Windows 10 has a feature that makes me very uncomfortable. WiFi Sense automatically connects you to open networks and shares your Wi-Fi password to your contacts on Skype, Facebook, and Outlook.com. More than that, Microsoft stores an encrypted copy of every Wi-Fi password you enter on your Windows 10 device.
Behind Wi-Fi Sense is a cool idea. Microsoft describes it thus:
WiFi Sense automatically connects you to nearby WiFi networks, helping you to save your mobile data for when you really need it and giving you more Internet connectivity options. WiFi Sense can do a lot of things for you to get you connected to the Internet using WiFi, so you don't have to do them on your own. These include:
  • Automatically connecting you to crowdsourced open WiFi networks it knows about.
  • Accepting a WiFi network's terms of use on your behalf and providing additional info for you to networks that require it.
  • Letting you exchange password-protected WiFi network access with your contacts to give and get Internet access without seeing each other's WiFi network passwords.

So, when you go round to a friend's house you don't have to fiddle around connecting to their network and entering the password. Instead, as soon as you enter range of their Wi-Fi your device is connected to the internet. It's convenient, saves time, and stops you from crawling under a desk to read the sticker on the bottom of their Wi-Fi hub.
But the problems in practice are numerous.
For a start, Wi-Fi Sense is activated by default on all Windows 10 devices. So, if you don't know it's there to turn off, your laptop will be sharing your Wi-Fi password with Microsoft and your contacts, and will also be connecting to open networks without your explicit say so.
It doesn't actually show your password to anyone; instead, contacts' devices are sent the password and it does all the connecting for them. But who wants to share their Wi-Fi password with all their Skype or Facebook or email contacts? There's no option to share with specific people: it's all or nothing.
However, there are also some instances when WiFi Sense will share your details with strangers.
WiFi Sense can connect your device to open Wi-Fi hotspots:
Some WiFi hotspots require you to provide a name, phone number or email address in order to connect. To help get you connected quickly, WiFi Sense can do this for you on your behalf. In some countries or regions, these fields may be populated by default with generic information that's not related to you specifically. For example, the Email address box may default tosomeone@example.com, but not your Microsoft account email address. So if you don't change the default info, only generic info will be provided.
So you could be walking through town as your phone or laptop sends your phone number and email address out to open networks.
WiFi Sense won't connect you to every open network around, but the way it determines which networks it connects to isn't based on security.
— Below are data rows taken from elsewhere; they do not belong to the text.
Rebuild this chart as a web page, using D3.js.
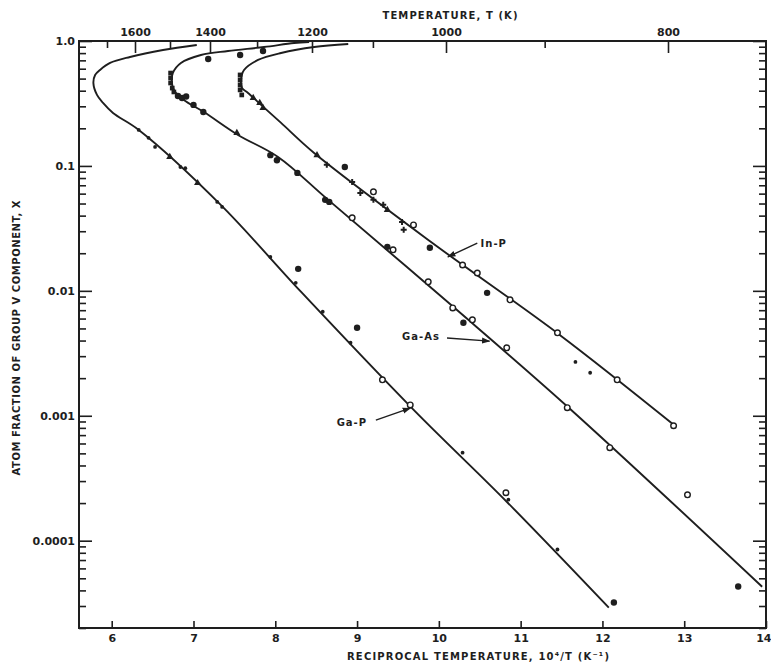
<!DOCTYPE html>
<html>
<head>
<meta charset="utf-8">
<script src="https://cdnjs.cloudflare.com/ajax/libs/d3/7.8.5/d3.min.js"></script>
<style>
body { margin: 0; background: #fff; }
text { font-family: "DejaVu Sans", sans-serif; font-weight: bold; fill: #1e1e1e; }
.curve { fill: none; stroke: #1e1e1e; stroke-width: 1.9px; }
.axis line { stroke: #1e1e1e; stroke-width: 1.6px; }
.axis path { display: none; }
</style>
</head>
<body>
<svg width="771" height="668"></svg>
<script>
// solidus curves, [10^4/T, atom fraction]
var gaPCurve = [[7.04,0.929],[6.627,0.847],[6.224,0.745],[5.98,0.667],[5.857,0.586],[5.797,0.534],
  [5.776,0.46],[5.82,0.37],[5.894,0.319],[6.016,0.265],[6.331,0.194],[7.33,0.049],[8.316,0.0098],
  [9.689,0.00112],[10.83,0.000205],[12.078,2.91e-5]];
var gaAsCurve = [[8.414,0.982],[8.230,0.964],[7.863,0.895],[7.422,0.832],[7.091,0.773],[6.846,0.667],
  [6.748,0.555],[6.735,0.470],[6.760,0.406],[6.882,0.337],[7.127,0.270],[7.544,0.177],[8.034,0.118],
  [8.647,0.0535],[10.19,0.00731],[11.588,0.00116],[13.953,4.28e-5]];
var inPCurve = [[8.892,0.946],[8.475,0.895],[8.071,0.802],[7.789,0.705],[7.618,0.586],[7.581,0.488],
  [7.593,0.421],[7.667,0.384],[7.826,0.308],[8.071,0.221],[8.475,0.127],[9.909,0.0245],
  [11.466,0.0045],[12.887,0.000832]];

// measured points [10^4/T, x, symbol]
var gaPPoints = [[6.33,0.194,"dot"],[6.45,0.168,"dot"],[6.53,0.142,"dot"],[6.71,0.118,"tri"],[6.84,0.098,"dot"],
  [6.90,0.096,"dot"],[7.05,0.073,"tri"],[7.29,0.0515,"dot"],[7.35,0.047,"dot"],[7.94,0.0187,"dot"],
  [8.25,0.0116,"dot"],[8.58,0.0068,"dot"],[8.92,0.00384,"dot"],[9.31,0.00194,"open"],[9.65,0.00122,"open"],
  [10.29,0.000506,"dot"],[10.82,0.000242,"open"],[10.85,0.000213,"dot"],[11.45,8.5e-5,"dot"],
  [8.28,0.015,"fill"],[9.0,0.00506,"fill"],[12.14,3.2e-5,"fill"]];
var gaAsPoints = [[6.72,0.554,"sq"],[6.72,0.506,"sq"],[6.72,0.461,"sq"],[6.74,0.42,"sq"],[6.76,0.391,"sq"],
  [6.81,0.363,"fill"],[6.86,0.35,"fill"],[6.91,0.36,"fill"],[7.18,0.718,"fill"],[7.57,0.773,"fill"],
  [7.85,0.832,"fill"],[7.00,0.308,"fill"],[7.12,0.27,"fill"],[7.53,0.184,"tri"],[7.94,0.122,"fill"],
  [8.02,0.111,"fill"],[8.27,0.0879,"fill"],[8.61,0.0535,"fill"],[8.66,0.0515,"fill"],[8.94,0.0384,"open"],
  [9.37,0.0225,"fill"],[9.44,0.0213,"open"],[9.87,0.0118,"open"],[10.17,0.0073,"open"],[10.30,0.00555,"fill"],
  [10.41,0.00586,"open"],[10.83,0.0035,"open"],[11.57,0.00116,"open"],[12.09,0.000555,"open"],
  [13.04,0.000233,"open"],[13.66,4.3e-5,"fill"]];
var inPPoints = [[7.57,0.535,"sq"],[7.57,0.488,"sq"],[7.57,0.445,"sq"],[7.57,0.406,"sq"],[7.59,0.37,"sq"],
  [7.73,0.35,"tri"],[7.81,0.319,"tri"],[7.85,0.291,"tri"],[8.51,0.122,"tri"],[8.63,0.102,"cross"],
  [8.85,0.098,"fill"],[8.94,0.0745,"cross"],[9.04,0.0608,"cross"],[9.2,0.062,"open"],[9.2,0.0535,"cross"],
  [9.32,0.0488,"cross"],[9.37,0.0445,"tri"],[9.55,0.0356,"cross"],[9.57,0.0308,"cross"],[9.69,0.0337,"open"],
  [9.89,0.0221,"fill"],[10.29,0.0161,"open"],[10.47,0.0139,"open"],[10.59,0.00964,"fill"],[10.87,0.00847,"open"],
  [11.45,0.00461,"open"],[11.67,0.0027,"dot"],[11.85,0.00221,"dot"],[12.18,0.00194,"open"],[12.87,0.000832,"open"]];

// axis ticks
var xTicks = [6,7,8,9,10,11,12,13,14];
var yMajor = [1, 0.1, 0.01, 0.001, 0.0001];
var yMajorLabels = ["1.0","0.1","0.01","0.001","0.0001"];
var tempMajor = [1600,1400,1200,1000,800];
var tempMinor = [1700,1500,1300,1100,900];

// curve labels: text, text anchor [10^4/T, x], arrow from, arrow to
var labels = [
  {text: "In-P", at: [10.51,0.0224], from: [10.47,0.0241], to: [10.11,0.0187]},
  {text: "Ga-As", at: [9.55,0.00404], from: [10.10,0.00419], to: [10.62,0.00396]},
  {text: "Ga-P", at: [8.75,0.000828], from: [9.23,0.000924], to: [9.65,0.00115]}
];

var svg = d3.select("svg");
var pl = 79, pr = 766, pt = 41, pb = 628;

var x = d3.scaleLinear().domain([5.6, 14]).range([pl, pr]);
var y = d3.scaleLog().domain([2e-5, 1]).range([pb, pt]);
// the printed temperature scale does not sit exactly on the bottom one,
// so it gets its own piecewise scale of 10^4/T
var tx = d3.scaleLinear()
  .domain([1e4 / 1700, 1e4 / 1600, 1e4 / 1400, 1e4 / 1200, 1e4 / 1000, 1e4 / 800])
  .range([107, 135, 210, 312, 446, 668]);

var yMinor = [];
for (var e = -5; e <= -1; e++) {
  for (var m = 2; m <= 9; m++) {
    var v = m * Math.pow(10, e);
    if (v >= 2e-5 && v < 1) yMinor.push(v);
  }
}

// axes, ticks pointing inward
var xg = svg.append("g").attr("class", "axis")
  .attr("transform", "translate(0," + pb + ")")
  .call(d3.axisBottom(x).tickValues(xTicks).tickSize(-7).tickPadding(6).tickFormat(d3.format("d")));
xg.selectAll("text").attr("font-size", "11px");
xg.selectAll("text").filter(function(d) { return d === 14; }).attr("text-anchor", "end").attr("dx", "5");

svg.append("g").attr("class", "axis")
  .attr("transform", "translate(" + pl + ",0)")
  .call(d3.axisLeft(y).tickValues(yMajor).tickSize(-13).tickPadding(4)
    .tickFormat(function(d, i) { return yMajorLabels[i]; }))
  .selectAll("text").attr("font-size", "11px");
svg.append("g").attr("class", "axis")
  .attr("transform", "translate(" + pl + ",0)")
  .call(d3.axisLeft(y).tickValues(yMinor).tickSize(-7).tickFormat(""));

svg.append("g").attr("class", "axis")
  .attr("transform", "translate(" + pr + ",0)")
  .call(d3.axisRight(y).tickValues(yMajor).tickSize(-13).tickFormat(""));
svg.append("g").attr("class", "axis")
  .attr("transform", "translate(" + pr + ",0)")
  .call(d3.axisRight(y).tickValues(yMinor).tickSize(-7).tickFormat(""));

// top temperature axis, placed at 10^4/T
svg.append("g").attr("class", "axis")
  .attr("transform", "translate(0," + pt + ")")
  .call(d3.axisTop(tx).tickValues(tempMajor.map(function(t) { return 1e4 / t; }))
    .tickSize(-12).tickPadding(5)
    .tickFormat(function(v) { return Math.round(1e4 / v); }))
  .selectAll("text").attr("font-size", "11px");
svg.append("g").attr("class", "axis")
  .attr("transform", "translate(0," + pt + ")")
  .call(d3.axisTop(tx).tickValues(tempMinor.map(function(t) { return 1e4 / t; }))
    .tickSize(-7).tickFormat(""));

// frame
svg.append("rect")
  .attr("x", pl).attr("y", pt).attr("width", pr - pl).attr("height", pb - pt)
  .attr("fill", "none").attr("stroke", "#1e1e1e").attr("stroke-width", 2);

// curves
var line = d3.line()
  .x(function(d) { return x(d[0]); })
  .y(function(d) { return y(d[1]); })
  .curve(d3.curveCatmullRom.alpha(0.5));

[gaPCurve, gaAsCurve, inPCurve].forEach(function(c) {
  svg.append("path").datum(c).attr("class", "curve").attr("d", line);
});

// points
var sym = {
  tri: d3.symbol().type(d3.symbolTriangle).size(22),
  sq: d3.symbol().type(d3.symbolSquare).size(22),
  cross: d3.symbol().type(d3.symbolCross).size(20)
};
var pts = gaPPoints.concat(gaAsPoints, inPPoints);
var pg = svg.append("g");
pts.forEach(function(d) {
  var cx = x(d[0]), cy = y(d[1]);
  if (d[2] === "dot" || d[2] === "fill" || d[2] === "open") {
    pg.append("circle").attr("cx", cx).attr("cy", cy)
      .attr("r", d[2] === "dot" ? 1.9 : (d[2] === "fill" ? 3.2 : 2.8))
      .attr("fill", d[2] === "open" ? "#fff" : "#1e1e1e")
      .attr("stroke", "#1e1e1e").attr("stroke-width", d[2] === "open" ? 1.4 : 0);
  } else {
    pg.append("path").attr("d", sym[d[2]]())
      .attr("transform", "translate(" + cx + "," + cy + ")")
      .attr("fill", "#1e1e1e");
  }
});

// curve labels with arrows
svg.append("defs").append("marker")
  .attr("id", "head").attr("viewBox", "0 0 10 10").attr("refX", 9).attr("refY", 5)
  .attr("markerWidth", 6).attr("markerHeight", 6).attr("orient", "auto")
  .append("path").attr("d", "M0,1.5L10,5L0,8.5Z").attr("fill", "#1e1e1e");

labels.forEach(function(l) {
  svg.append("text").attr("x", x(l.at[0])).attr("y", y(l.at[1]))
    .attr("font-size", "10px").attr("letter-spacing", "1px").text(l.text);
  svg.append("line")
    .attr("x1", x(l.from[0])).attr("y1", y(l.from[1]))
    .attr("x2", x(l.to[0])).attr("y2", y(l.to[1]))
    .attr("stroke", "#1e1e1e").attr("stroke-width", 1.4)
    .attr("marker-end", "url(#head)");
});

// axis titles
svg.append("text").attr("x", 450).attr("y", 19).attr("text-anchor", "middle")
  .attr("font-size", "10px").attr("textLength", 135).text("TEMPERATURE, T (K)");
svg.append("text").attr("x", 478).attr("y", 660).attr("text-anchor", "middle")
  .attr("font-size", "10px").attr("textLength", 262)
  .text("RECIPROCAL  TEMPERATURE, 10\u2074/T (K\u207B\u00B9)");
svg.append("text").attr("transform", "translate(20,338) rotate(-90)").attr("text-anchor", "middle")
  .attr("font-size", "10px").attr("textLength", 275)
  .text("ATOM FRACTION OF GROUP \u2164 COMPONENT, X");
</script>
</body>
</html>
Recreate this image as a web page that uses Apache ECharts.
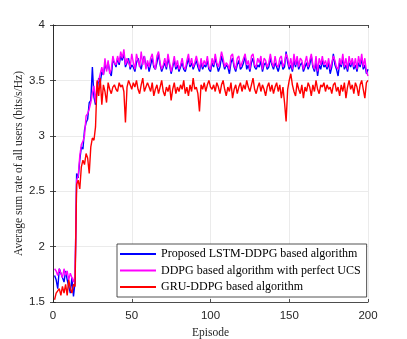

WiFi Sense maintains a database of information about open WiFi hotspots – and we update that crowdsourced information based on what your phone and the phones of other participating customers tell us about those networks. WiFi Sense analyses characteristics of open WiFi networks that other Windows Phone users have connected to and determines if the users had a good-quality connection. If enough of them did, those networks are added to the database and then suggested by WiFi Sense, so you and others can get connected to them when using WiFi Sense.
So, to trawl in data from WiFi Sense users it sounds like you just have to have a high-powered open network, run it for long enough for the right people, and Microsoft will add it to a database. Then you just record folks' phone numbers and email addresses.
Microsoft acknowledges these networks aren't secure, saying: "an open network is a Wi-Fi network that doesn't require a password to connect, which means that the network isn't secure. Anyone can connect to it and other people might see info you send over the network." Yet it still includes them as an automatic connection for Wi-Fi Sense.
The problems aren't limited to open networks, though. Say you don't have Windows 10, and a friend who does comes round and you let them enter the password to your Wi-Fi. If they have WiFi Sense activated, then they just shared your Wi-Fi password with everyone in their contacts.
As mentioned before, Microsoft doesn't let you share your password with individual contacts, either. If you want to share your Wi-Fi password with a Skype contact you have to share it with ALL your contacts.
The thing that makes me really uncomfortable is that for WiFi Sense to work, Microsoft has to have a server filled with Wi-Fi passwords. Yes, they're all encrypted and, yes, the server will be surrounded with digital protections, but if recent years have proven anything it's that high security servers are not safe from hackers. The encryption may be very hard to break but it may not be impossible to break.
Happily, you can turn it off. In Windows 10, if you go to Settings > Network & Internet > Wi-Fi > Manage Wi-Fi settings you can turn off WiFi Sense. You'll also see the option to have Microsoft and you contacts' devices to forget any passwords you've shared.
You can also have your Wi-Fi network opt-out, preventing from you or anyone else connecting to it from sharing it with Microsoft and their contacts. To do that you need to add '_optout' to the end of your Wi-Fi network's name.
WiFi Sense may one day become something I'll be confident using but right now it isn't.